Denn die Leser (ja, auch die „akademischen“) verlangen ja wirklich geradezu nach Geschwätzigkeit, theoretischen Exkursen, Diskurs Diskurs Diskurs. Es gibt nur ganz wenige, in etwa 13, Romane bei denen man nicht den Großteil des Textes ändern könnte und immer noch ein ähnlich gutes (oder schlechtes) Buch dastehen hätte. Genau 6 Romane der gesamten modernen Literaturgeschichte wären nicht besser als Kurzgeschichten oder Erzählungen erschienen.

Alle anderen Künste lassen sich nach kompositorischen Maßstäben recht gut vergleichen und auf ähnliche Nenner bringen. Ein gutes Gemälde, ein gutes Gedicht, ein gutes Stück Musik, eine gute Fotografie und sogar ein gutes Essen haben überraschend viel Gemein. In der Raum/Zeitnutzung, in der Bezüglichkeit der einzelnen Komponenten aufs Ganze, auch im Anspruch daran, dass zum Punkt gekommen werden soll. Vom Roman dagegen verlangt man ja geradezu, möglichst viele Elemente oraler Traditionen der Vormoderne zu enthalten.
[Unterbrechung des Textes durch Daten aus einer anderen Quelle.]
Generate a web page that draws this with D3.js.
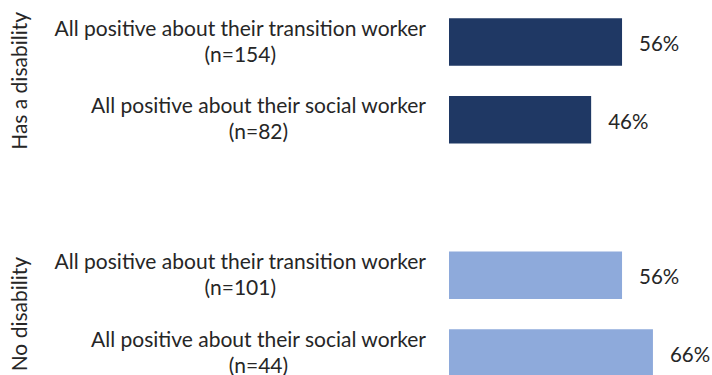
<!DOCTYPE html>
<html>
<head>
<meta charset="utf-8">
<script src="https://cdn.jsdelivr.net/npm/d3@7"></script>
<style>
  html, body { margin: 0; padding: 0; background: #ffffff; }
  svg { display: block; }
  text { font-family: Lato, "Open Sans", sans-serif; fill: #262626; }
</style>
</head>
<body>
<svg id="chart" width="712" height="375"></svg>
<script>
// Groups, categories and values
const groups = ["Has a disability", "No disability"];
const categories = [
  "All positive about their transition worker",
  "All positive about their social worker"
];
const sampleSizes = [[154, 82], [101, 44]];
const values = [[56, 46], [56, 66]];
const groupColors = ["#1f3864", "#8eaadb"];

// Flatten into rows, with an empty slot between the two groups
const rows = [];
groups.forEach((g, gi) => {
  categories.forEach((c, ci) => {
    rows.push({ key: g + "|" + c, group: gi, label: c, n: sampleSizes[gi][ci], value: values[gi][ci] });
  });
});
const slots = [rows[0].key, rows[1].key, "gap", rows[2].key, rows[3].key];

const svg = d3.select("#chart");
const labelSize = 21;
const valueSize = 20.5;

const x = d3.scaleLinear().domain([0, 100]).range([449, 758]);
const y = d3.scalePoint().domain(slots).range([42, 353]);
const barH = 47.5;

// Bars
svg.append("g").selectAll("rect")
  .data(rows)
  .join("rect")
  .attr("x", x(0))
  .attr("y", d => y(d.key) - barH / 2)
  .attr("width", d => x(d.value) - x(0))
  .attr("height", barH)
  .attr("fill", d => groupColors[d.group]);

// Value labels
svg.append("g").selectAll("text")
  .data(rows)
  .join("text")
  .attr("x", d => x(d.value) + 17)
  .attr("y", d => y(d.key) + 9)
  .attr("font-size", valueSize)
  .text(d => d.value + "%");

// Category labels: first line right-aligned, second line centred under it
const labelRight = 426;
const lab = svg.append("g").selectAll("g")
  .data(rows)
  .join("g");
lab.append("text")
  .attr("class", "l1")
  .attr("x", labelRight)
  .attr("y", d => y(d.key) - 6.3)
  .attr("text-anchor", "end")
  .attr("font-size", labelSize)
  .text(d => d.label);
lab.each(function (d) {
  const g = d3.select(this);
  const w = g.select("text.l1").node().getComputedTextLength();
  g.append("text")
    .attr("x", labelRight - w / 2)
    .attr("y", d => y(d.key) + 19.5)
    .attr("text-anchor", "middle")
    .attr("font-size", labelSize)
    .text("(n=" + d.n + ")");
});

// Rotated group labels
svg.append("g").selectAll("text")
  .data(groups)
  .join("text")
  .attr("transform", (g, gi) => {
    const cy = (y(rows[gi * 2].key) + y(rows[gi * 2 + 1].key)) / 2;
    return `translate(26.5,${cy}) rotate(-90)`;
  })
  .attr("text-anchor", "middle")
  .attr("font-size", labelSize)
  .text(d => d);
</script>
</body>
</html>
Die Zeit zu vertreiben.

Das kann dem Leser egal sein, er will unterhalten werden. Aber der Künstler, der sich ernsthaft an einen Roman setzt, kann es nicht verdrängen. Nein: Allzu aufdringlich sogar die Frage: Kannst du das denn nicht dichter schreiben? Und nur wenn nach radikalster Dichtung noch immer ein Roman übrig bleibt, ist es vielleicht der siebte, der zu existieren verdient.